Netz-Auskunft:
Leopardis Verwendung des lukianischen Stils in den "Operette morali" ist ein hervorragendes Beispiel dafür, wie klassische literarische Traditionen in der modernen Literatur fortleben und transformiert werden. Er nutzte Lukians Techniken, um seine eigenen, oft pessimistischen Ansichten über die moderne Welt und die menschliche Existenz zu artikulieren.
Re: Dialog zwischen Herakles und Atlas #1
filix schrieb am 13.10.2024 um 13:02 Uhr (Zitieren)
Ist, dass die Freunde den Körper des Hermotimos von Klazomenai, während seine Seele auf Vergnügungsreise geht, verbrennen, eine Erfindung Leopardis? Bei Plinius Nat. Hist. 7,174 sind es inimici, quae cantharidae vocabantur.
Demnächst soll übrigens der erste Band des Zibaldone als Teil einer vollständigen Übertragung bei Matthes & Seitz erscheinen:
Γραικύλος schrieb am 13.10.2024 um 16:16 Uhr (Zitieren)
Plutarch gen. Socr. (Moralia 592 CD) bringt die Attacke - in etwas unklarer Weise - mit der Frau des Hermotimos in Verbindung und erst danach mit Feinden.
Re: Dialog zwischen Herakles und Atlas #1
filix schrieb am 13.10.2024 um 20:44 Uhr (Zitieren)
Nach Tertullian De anima 44 hat die Frau seinen Feinden verraten, dass Hermotimos' Seele nachts ohne ihren Körper unterwegs ist, worauf sie diesen verbrennen (als handle es sich um einen Leichnam).
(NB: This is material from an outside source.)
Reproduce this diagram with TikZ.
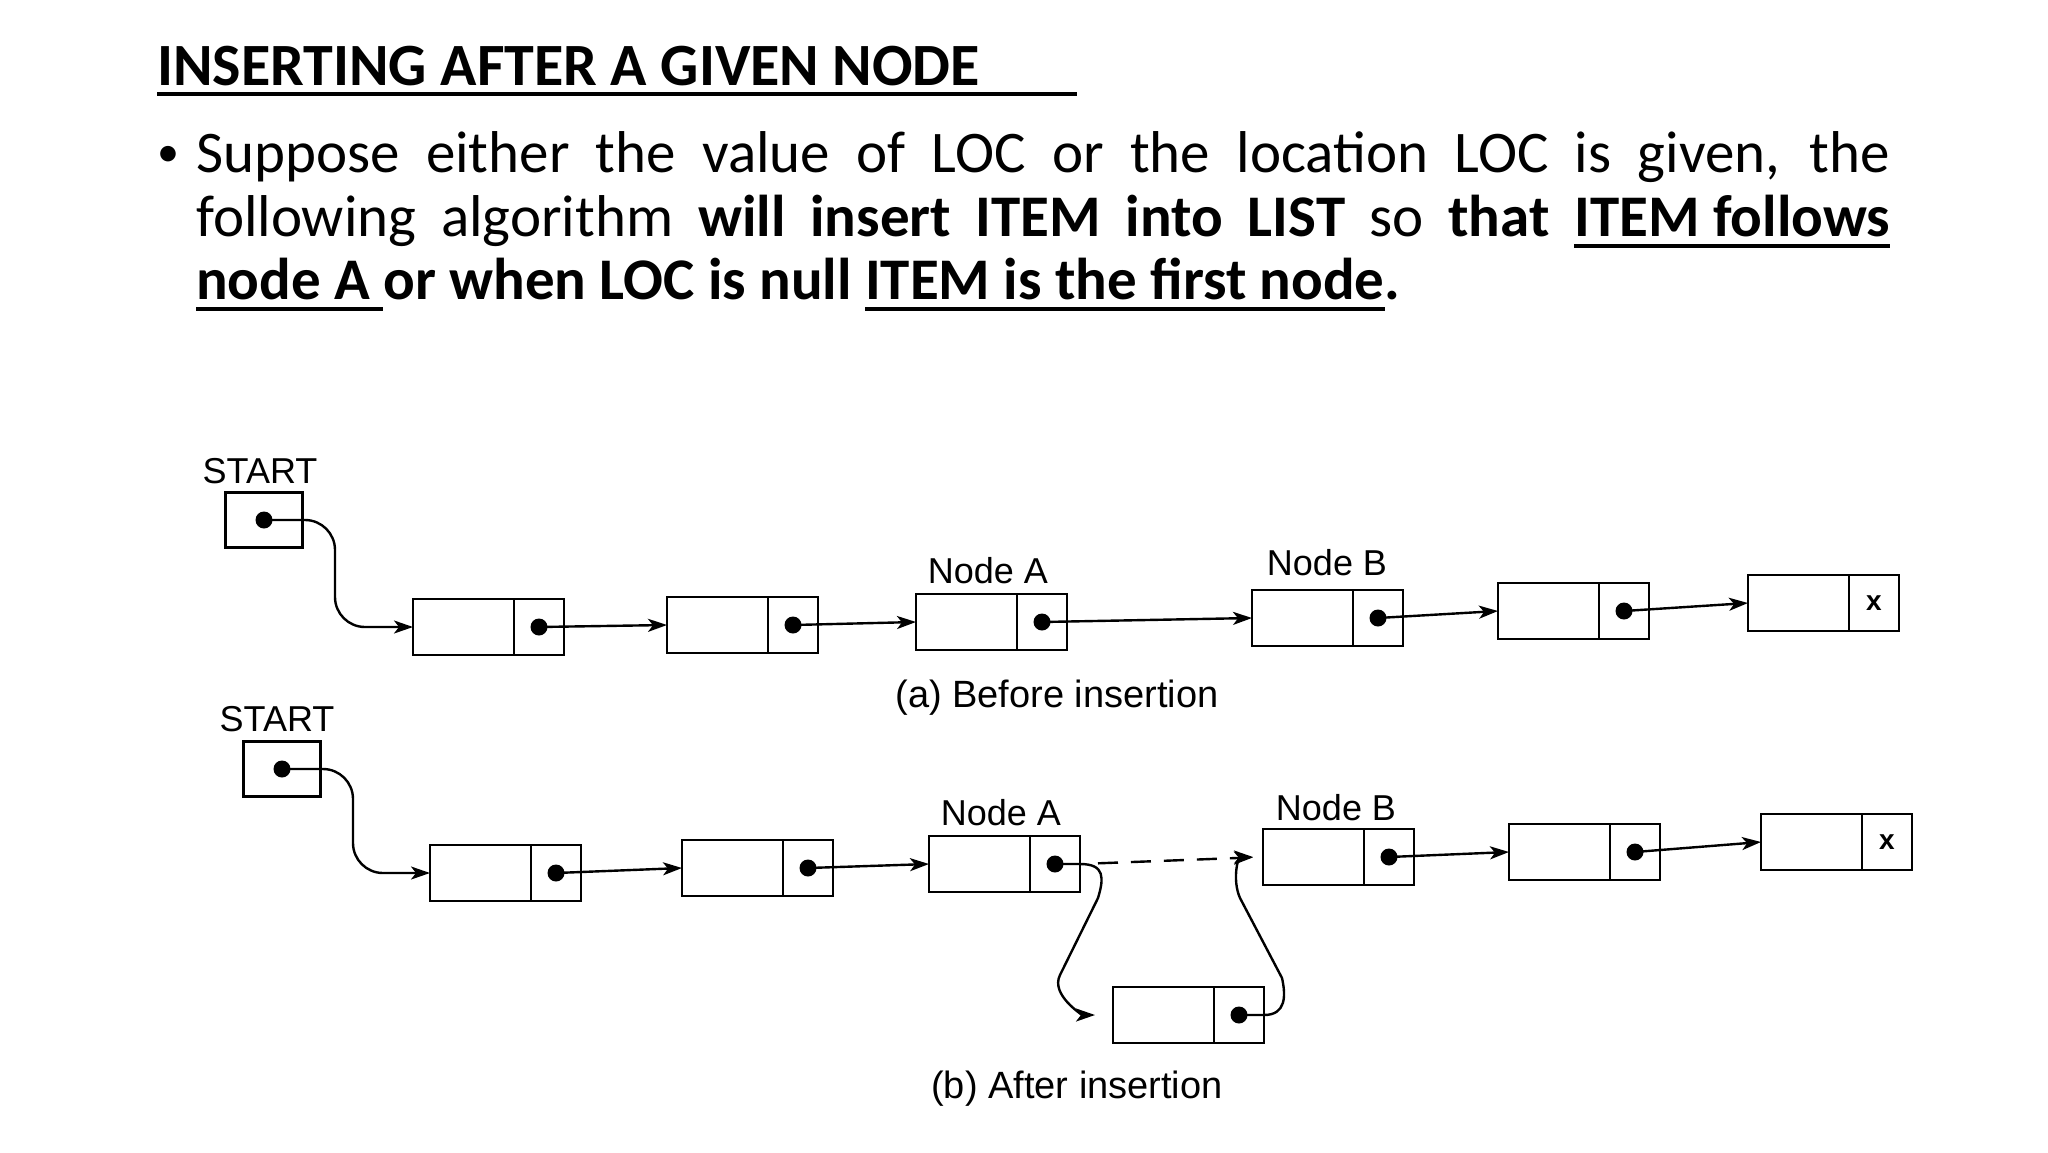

Der perfekte Mord sozusagen, für den sich die verspätet heimkehrende Seele auch noch selbst verantwortlich macht.
Sonst konnte ich keine Stellen entdecken, wonach es wie bei Leopardi seine Freunde gewesen wären.
Bei den heimtückischen cantharidae, die Plinius nennt, handelt es sich übrigens eher nicht um einen tierischen Schimpfnamen:
Re: Dialog zwischen Herakles und Atlas #1
Γραικύλος schrieb am 13.10.2024 um 23:44 Uhr (Zitieren)
Mir fällt auf, daß Leopardi an dieser Stelle etwas ironisch wird ("oder ins Wirtshaus zu gehen"); möglicherweise ist auch das mit den "Freunden" so zu verstehen.
Re: Dialog zwischen Herakles und Atlas #1
Bukolos schrieb am 14.10.2024 um 16:40 Uhr (Zitieren)
Leopardi selbst gibt als seine erste Quelle den Paradoxographen Apollonios an.* Der spricht zwar auch nicht ausdrücklich von Freunden, aber doch neutral von "irgendwelchen Leuten, die ins Haus kamen und dem Frauchen mit Bitten zusetzten."** Leopardi mag geschlossen haben, dass, wenn jemand in Abwesenheit des Hausherrn ein griechisches Haus betreten und mit der Frau sprechen durfte, dies höchstens ein Freund desselben sein konnte.
Γραικύλος schrieb am 14.10.2024 um 18:57 Uhr (Zitieren)
Das beantwortet filix' Frage. Danke.
Re: Dialog zwischen Herakles und Atlas #1
filix schrieb am 14.10.2024 um 23:02 Uhr (Zitieren)
Danke auch von mir. Die Ironie ist mir nicht entgangen, motivisch betrachtet bleibt die Sache jedoch merkwürdig - per finire questa canzone legt für mich nahe, dass sie - wie Feinde - über die Vorgänge Bescheid wissen, also wissentlich seinen der Rückkehr der Seele harrenden Körper vernichten, während in che qualche amico o benefattore, pensando che egli sia morto non gli dia fuoco angedeutet wird, die Einäscherung (nunmehr der Welt) beruhe auf der irrtümlichen Annahme des schon eingetretenen Todes. Das berührt ja die Ironisierung eigentlich nicht, dass das schöne "Freunde" und "Wohltäter" sind, die so handeln.